Critical Heritage Ecologies is a research initiative based at the Amsterdam School for Heritage, Memory and Material Culture (University of Amsterdam). The project takes an ecological approach to Critical Heritage Studies, an emerging field that explores the cultural, social and political dimensions of heritage ideas and practices in a global context.  

Art and heritage are deeply entangled with major societal concerns. Under threat from environmental breakdown, funding cuts, and the resurgence of far right politics, art and heritage also still have to face a full reckoning with their coloniality (the ongoing legacies and practices of western imperialism and colonialism). At the same time, art and heritage have proven potential to engage, inspire and motivate, helping individuals and communities to address urgent contemporary challenges, from the Sixth Mass Extinction to the ongoing violences of modernity.

Critical Heritage Studies (CHS) addresses such issues by emphasising the political, cultural, and social dimensions of heritage, a broad field that embraces museums, archives, historic architecture, community art practices, intangible heritage and environmental conservation, alongside other forms of official and unofficial memory making.

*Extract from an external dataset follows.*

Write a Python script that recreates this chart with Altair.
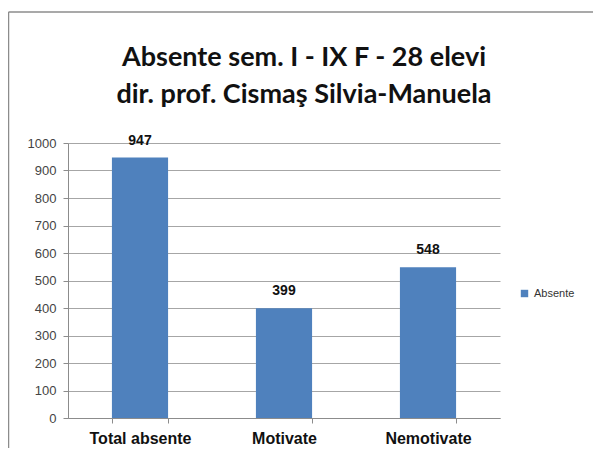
import altair as alt
import pandas as pd

categories = ["Total absente", "Motivate", "Nemotivate"]
values = [947, 399, 548]
series = ["Absente", "Absente", "Absente"]
title_lines = ["Absente sem. I - IX F - 28 elevi", "dir. prof. Cismaş Silvia-Manuela"]
y_ticks = [0, 100, 200, 300, 400, 500, 600, 700, 800, 900, 1000]

df = pd.DataFrame({"cat": categories, "val": values, "series": series})

W, H = 432, 275
BLUE = "#4F81BD"
FRAME = "#8c8c8c"

x_enc = alt.X("cat:N", sort=categories, title=None,
              scale=alt.Scale(paddingInner=0.61, paddingOuter=0.305),
              axis=alt.Axis(labelAngle=0, labelFont="Liberation Sans", labelFontSize=16,
                            labelFontWeight="bold", labelColor="#111", labelPadding=7,
                            tickBand="extent", ticks=True, tickSize=5, tickColor="#8c8c8c",
                            domainColor="#8c8c8c", grid=False))
y_enc = alt.Y("val:Q", title=None,
              scale=alt.Scale(domain=[0, 1000], nice=False),
              axis=alt.Axis(values=y_ticks, format="d", labelOverlap=False,
                            labelFont="Liberation Sans", labelFontSize=13,
                            labelColor="#444", labelPadding=7, tickSize=5, tickColor="#8c8c8c",
                            domainColor="#8c8c8c", gridColor="#a6a6a6", gridWidth=1))

base = alt.Chart(df)

bars = base.mark_bar(color=BLUE).encode(
    x=x_enc,
    y=y_enc,
    fill=alt.Fill("series:N", title=None,
                  scale=alt.Scale(range=[BLUE]),
                  legend=alt.Legend(orient="none", legendX=451, legendY=145,
                                    symbolType="square", symbolSize=55,
                                    labelFont="Liberation Sans", labelFontSize=11,
                                    labelColor="#333")),
)

labels = base.mark_text(dy=-10, font="Liberation Sans", fontSize=14, fontWeight="bold",
                        color="#111", baseline="bottom").encode(
    x=x_enc,
    y=y_enc,
    text=alt.Text("val:Q"),
)

one = alt.Data(values=[{}])
top_line = alt.Chart(one).mark_rule(color=FRAME, strokeWidth=1.5, clip=False).encode(
    x=alt.value(-59.5), x2=alt.value(W + 300), y=alt.value(-131))
left_line = alt.Chart(one).mark_rule(color=FRAME, strokeWidth=1.5, clip=False).encode(
    x=alt.value(-59.5), y=alt.value(-131), y2=alt.value(H + 300))

title1 = alt.Chart(one).mark_text(text=title_lines[0], font="Lato", fontSize=27,
                                  fontWeight="bold", color="#111", align="center",
                                  baseline="alphabetic").encode(
    x=alt.value(236), y=alt.value(-77))
title2 = alt.Chart(one).mark_text(text=title_lines[1], font="Lato", fontSize=27,
                                  fontWeight="bold", color="#111", align="center",
                                  baseline="alphabetic").encode(
    x=alt.value(236), y=alt.value(-40))

chart = alt.layer(top_line, left_line, title1, title2, bars, labels).properties(
    width=W, height=H,
    autosize=alt.AutoSizeParams(type="none"),
    padding={"left": 60, "top": 135, "right": 93, "bottom": 30},
).configure_view(stroke=None)

chart.save("out.html", embed_options={"renderer": "svg", "actions": False})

CHS is particularly concerned with the different ways the past is mobilised in the present to shape diverse futures. The term ecology, meanwhile, is understood to emphasize interrelationships and interactions between more-than-human actors within and beyond specific environments. Taking an ecological approach to heritage therefore means acknowledging and working with human and other-than-human agencies and processes in a way that transcends the traditional nature-culture divide.[1]

The Critical Heritage Ecologies team aim to shed light on the different ways in which heritage ideas and processes have shaped interactions between humans and their environments (and vice versa) in the past and the present. They understand all forms of heritage – including that qualified as art and/or displayed in museums – as fully entangled with material-ecological worlds. Critical Heritage Ecologies seeks to reimagine the messy realities of heritage praxis. To this end, it will map and analyse heritage ideas and practices with an eye to the other-than-human processes and presences manifest in all heritage work. The project has a specific thematic interest in processes of repair and reparations; in environmental museology; and in collection histories and the nature-culture divide.  


[1] Bangstad and Pétursdottir, 5: ‘ecology of heritage should attempt to exfoliate the binaries of culture and nature, human and non-human and make room for the appreciation that heritage phenomena are entangled in more-than-human material and environmental processes’.